───── Record list ─────

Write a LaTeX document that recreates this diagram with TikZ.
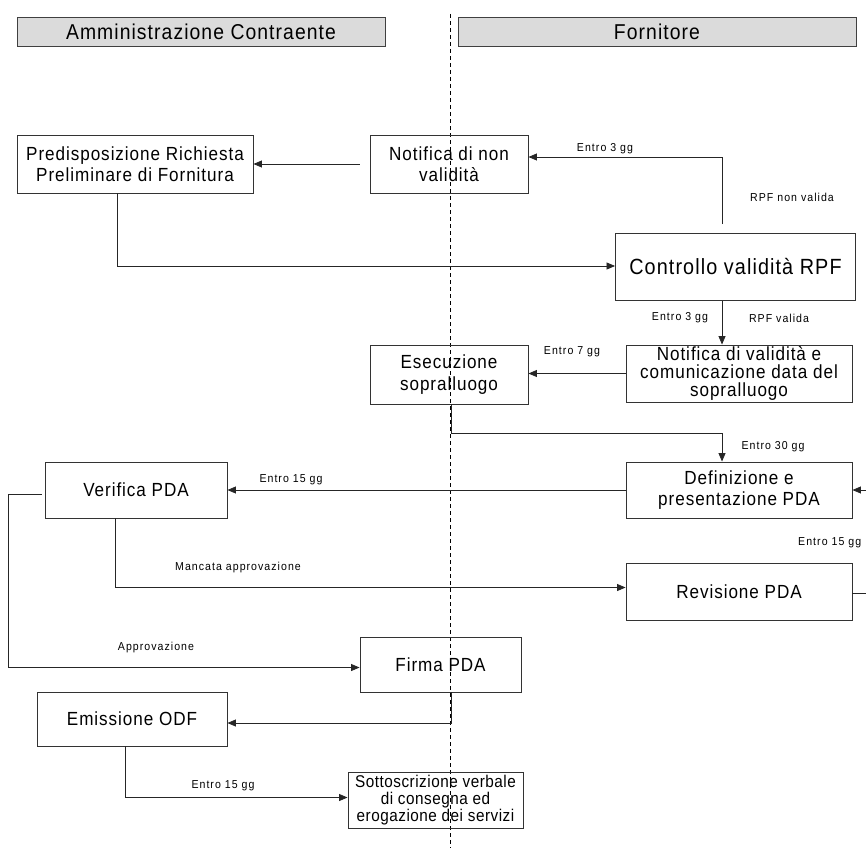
\documentclass[tikz,border=0pt]{standalone}
\usepackage{fontspec}
\setmainfont{Liberation Sans}
\newfontfamily\boxfont[LetterSpace=5,FakeStretch=0.9]{Liberation Sans}
\newfontfamily\smallboxfont[LetterSpace=3,FakeStretch=0.9]{Liberation Sans}
\newfontfamily\lblfont[LetterSpace=9,FakeStretch=0.92]{Liberation Sans}
\usetikzlibrary{arrows.meta}
\tikzset{
  proc/.style={draw=black!80, line width=0.9pt, align=center, inner sep=0pt,
    font=\boxfont\fontsize{19}{21.5}\selectfont},
  hdr/.style={draw=black!75, fill=black!14, line width=0.9pt, inner sep=0pt,
    font=\boxfont\fontsize{21.5}{24}\selectfont},
  lbl/.style={font=\lblfont\fontsize{11.5}{13}\selectfont, inner sep=0pt},
  arr/.style={draw=black!85, line width=0.8pt, -{Triangle[length=8.5pt,width=7pt]}},
  lane/.style={draw=black, dash pattern=on 4pt off 3pt, line width=0.8pt}
}
\begin{document}
\begin{tikzpicture}[x=1pt,y=-1pt]
\useasboundingbox (0,0) rectangle (866,848);
% swimlane headers
\node[hdr, minimum width=368pt, minimum height=29pt] (hA) at (201,31.5) {Amministrazione Contraente};
\node[hdr, minimum width=398pt, minimum height=29pt] (hF) at (657,31.5) {Fornitore};
\coordinate (laneTop) at (450,14);
\coordinate (laneBot) at (450,848);
\draw[lane] (laneTop) -- (laneBot);
% process boxes
\node[proc, minimum width=236pt, minimum height=58pt] (pred) at (135,164) {Predisposizione Richiesta\\Preliminare di Fornitura};
\node[proc, minimum width=158pt, minimum height=58pt] (nnv) at (449,164) {Notifica di non\\validità};
\node[proc, minimum width=240pt, minimum height=67pt, font=\boxfont\fontsize{22}{24}\selectfont] (ctrl) at (735.5,267) {Controllo validità RPF};
\node[proc, minimum width=226pt, minimum height=57pt, font=\boxfont\fontsize{19}{18}\selectfont] (nv) at (739,373.5) {Notifica di validità e\\comunicazione data del\\sopralluogo};
\node[proc, minimum width=158pt, minimum height=59pt] (es) at (449,374.5) {Esecuzione\\sopralluogo};
\node[proc, minimum width=226pt, minimum height=56pt] (def) at (739,490) {Definizione e\\presentazione PDA};
\node[proc, minimum width=182pt, minimum height=56pt] (ver) at (136,490) {Verifica PDA};
\node[proc, minimum width=226pt, minimum height=57pt] (rev) at (739,591.5) {Revisione PDA};
\node[proc, minimum width=161pt, minimum height=55pt] (fir) at (440.5,664.5) {Firma PDA};
\node[proc, minimum width=190pt, minimum height=54pt] (emi) at (132,719) {Emissione ODF};
\node[proc, minimum width=175pt, minimum height=56pt, font=\smallboxfont\fontsize{17}{17}\selectfont] (sot) at (435.5,800.5) {Sottoscrizione verbale\\di consegna ed\\erogazione dei servizi};
% helper coordinates
\coordinate (ctrlUp) at (722,224);
\coordinate (farR) at (874,0);
\coordinate (farL) at (8,0);
% connectors
\draw[arr] ([xshift=-10pt]nnv.west) -- (pred.east);
\draw[arr] (ctrlUp) |- ([yshift=7pt]nnv.east);
\draw[arr] ([xshift=-18pt]pred.south) |- ([yshift=1pt]ctrl.west);
\draw[arr] (ctrl.south -| ctrlUp) -- (nv.north -| ctrlUp);
\draw[arr] (nv.west) -- (nv.west -| es.east);
\draw[arr] ([xshift=2pt]es.south) -- ++(0,29) -| ([xshift=-17pt]def.north);
\draw[arr] (def.west) -- (ver.east);
\draw[arr] ([xshift=-21pt]ver.south) |- ([yshift=4pt]rev.west);
\draw[arr] ([yshift=-1.5pt]rev.east) -- ([yshift=-1.5pt]rev.east -| farR) |- (def.east);
\draw[arr] ([xshift=-3pt,yshift=-4pt]ver.west) -- ([yshift=-4pt]ver.west -| farL) |- ([yshift=-3pt]fir.west);
\draw[arr] ([xshift=10.5pt]fir.south) |- ([yshift=-4pt]emi.east);
\draw[arr] ([xshift=-7pt]emi.south) |- ([yshift=3pt]sot.west);
% labels
\node[lbl] (l1) at (605,149) {Entro 3 gg};
\node[lbl] (l2) at (792,197) {RPF non valida};
\node[lbl] (l3) at (680,318) {Entro 3 gg};
\node[lbl] (l4) at (779,318) {RPF valida};
\node[lbl] (l5) at (572,352) {Entro 7 gg};
\node[lbl] (l6) at (773,447) {Entro 30 gg};
\node[lbl] (l7) at (291,480) {Entro 15 gg};
\node[lbl, anchor=west] (l8) at (798,543) {Entro 15 gg};
\node[lbl] (l9) at (238,568) {Mancata approvazione};
\node[lbl] (l10) at (156,648) {Approvazione};
\node[lbl] (l11) at (223,786) {Entro 15 gg};
\end{tikzpicture}
\end{document}
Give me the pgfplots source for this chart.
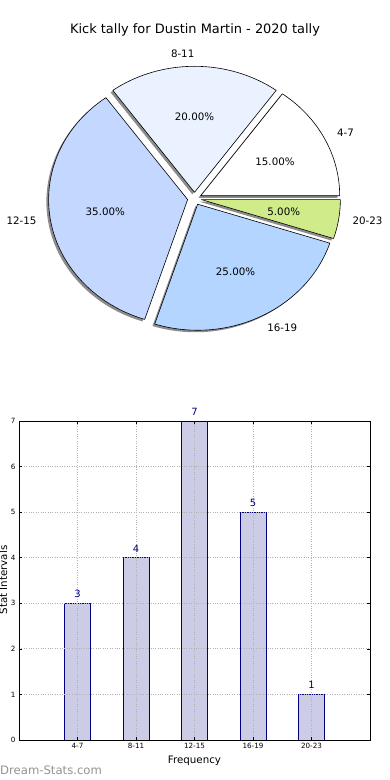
\documentclass[border=0pt]{standalone}
\usepackage{pgfplots}
\pgfplotsset{compat=1.18}
\usepackage{pgfplotstable}
\usepackage{fontspec}
\setmainfont{DejaVu Sans}

\definecolor{slice0}{HTML}{FFFFFF}
\definecolor{slice1}{HTML}{EAF2FF}
\definecolor{slice2}{HTML}{C4D8FF}
\definecolor{slice3}{HTML}{B3D5FF}
\definecolor{slice4}{HTML}{CFEB8A}
\definecolor{barfill}{HTML}{CCCCE6}
\definecolor{barnavy}{HTML}{000080}

\pgfplotstableread{
label value
4-7 3
8-11 4
12-15 7
16-19 5
20-23 1
}\kicks

\pgfplotstableread{
x y
1 3
2 4
3 7
4 5
5 1
}\bars

\begin{document}
\begin{tikzpicture}
\useasboundingbox (0,0) rectangle (390bp,780bp);
\fill[white] (0,0) rectangle (390bp,780bp);
\node[font=\fontsize{13}{15}\selectfont] at (195bp,750bp) {Kick tally for Dustin Martin - 2020 tally};

\begin{axis}[hide axis, x=139bp, y=126bp, xmin=-1.3, xmax=1.3, ymin=-1.3, ymax=1.3,
  anchor=origin, at={(194.5bp,581.4bp)}, clip=false,
  /pgf/number format/assume math mode=true]
\def\tot{0}
\pgfplotsforeachungrouped \i in {0,...,4}{%
  \pgfplotstablegetelem{\i}{value}\of\kicks
  \pgfmathsetmacro\tot{\tot+\pgfplotsretval}%
}
% shadows
\def\angA{0}
\pgfplotsforeachungrouped \i in {0,...,4}{%
  \pgfplotstablegetelem{\i}{value}\of\kicks
  \pgfmathsetmacro\angB{\angA+360*\pgfplotsretval/\tot}%
  \pgfmathsetmacro\midang{(\angA+\angB)/2}%
  \pgfmathsetmacro\ox{0.05*cos(\midang)-0.016}%
  \pgfmathsetmacro\oy{0.05*sin(\midang)-0.016}%
  \pgfmathsetmacro\ptx{\ox+cos(\angA)}%
  \pgfmathsetmacro\pty{\oy+sin(\angA)}%
  \edef\temp{\noexpand\fill[black!45] (axis cs:\ox,\oy) -- (axis cs:\ptx,\pty) arc[start angle=\angA, end angle=\angB, x radius=139bp, y radius=126bp] -- cycle;}%
  \temp
  \let\angA\angB
}
% wedges and labels
\def\angA{0}
\pgfplotsforeachungrouped \i in {0,...,4}{%
  \pgfplotstablegetelem{\i}{value}\of\kicks
  \let\val\pgfplotsretval
  \pgfmathsetmacro\angB{\angA+360*\val/\tot}%
  \pgfmathsetmacro\pct{100*\val/\tot}%
  \pgfmathsetmacro\midang{(\angA+\angB)/2}%
  \pgfmathsetmacro\ox{0.05*cos(\midang)}%
  \pgfmathsetmacro\oy{0.05*sin(\midang)}%
  \pgfmathsetmacro\ptx{\ox+cos(\angA)}%
  \pgfmathsetmacro\pty{\oy+sin(\angA)}%
  \pgfmathsetmacro\lx{1.15*cos(\midang)}%
  \pgfmathsetmacro\ly{1.15*sin(\midang)}%
  \pgfmathsetmacro\qx{0.65*cos(\midang)}%
  \pgfmathsetmacro\qy{0.65*sin(\midang)}%
  \ifdim\lx pt>0.01pt \def\anc{west}\else\def\anc{east}\fi
  \pgfplotstablegetelem{\i}{label}\of\kicks
  \edef\temp{\noexpand\filldraw[fill=slice\i, draw=black, line width=0.6bp, line join=round] (axis cs:\ox,\oy) -- (axis cs:\ptx,\pty) arc[start angle=\angA, end angle=\angB, x radius=139bp, y radius=126bp] -- cycle;
    \noexpand\node[anchor=\anc, inner sep=0pt, font=\noexpand\fontsize{10.3}{12}\noexpand\selectfont] at (axis cs:\lx,\ly) {\pgfplotsretval};
    \noexpand\node[inner sep=0pt, font=\noexpand\fontsize{10.3}{12}\noexpand\selectfont] at (axis cs:\qx,\qy) {\noexpand\pgfmathprintnumber[fixed, fixed zerofill, precision=2]{\pct}\noexpand\%};}%
  \temp
  \let\angA\angB
}
\end{axis}

\begin{axis}[at={(19bp,40bp)}, anchor=south west, scale only axis,
  width=351bp, height=319bp,
  xmin=0, xmax=6, ymin=0, ymax=7,
  xtick={1,...,5}, xticklabels={4-7,8-11,12-15,16-19,20-23},
  ytick={0,...,7},
  grid=major, grid style={dotted, black!30, line width=0.8bp},
  tick align=inside, xtick pos=both, ytick pos=both,
  major tick length=3bp,
  axis line style={line width=0.8bp},
  tick style={black, line width=0.6bp},
  ticklabel style={font=\fontsize{7.2}{8}\selectfont},
  /pgf/number format/assume math mode=true,
  axis on top, clip=false,
  xlabel={Frequency},
  xlabel style={font=\fontsize{10.3}{12}\selectfont, inner sep=0pt, at={(axis description cs:0.5,0)}, anchor=base, yshift=-24bp},
]
\addplot[ybar, bar width=26bp, fill=barfill, draw=barnavy, line width=0.8bp,
  nodes near coords,
  nodes near coords style={font=\fontsize{10}{12}\selectfont, text=barnavy, anchor=base, inner sep=0pt, yshift=5.5bp}]
  table[x=x, y=y] {\bars};
\end{axis}

\node[rotate=90, anchor=base, inner sep=0pt, font=\fontsize{10.3}{12}\selectfont] at (7bp,200bp) {Stat Intervals};
\node[anchor=west, inner sep=0pt, text=black!42, font=\fontsize{11.7}{13}\selectfont] at (0bp,10bp) {Dream-Stats.com};
\end{tikzpicture}
\end{document}
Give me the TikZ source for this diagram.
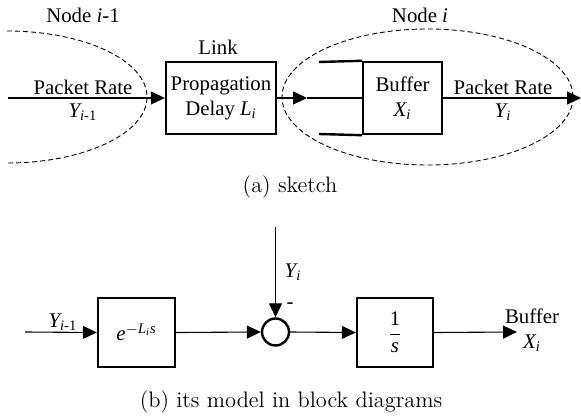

─────

Identify and list each line with the word "diagram".

→ **Result of the exercise**:
Write a LaTeX document that recreates this diagram with TikZ.
Give me the TikZ source for this diagram.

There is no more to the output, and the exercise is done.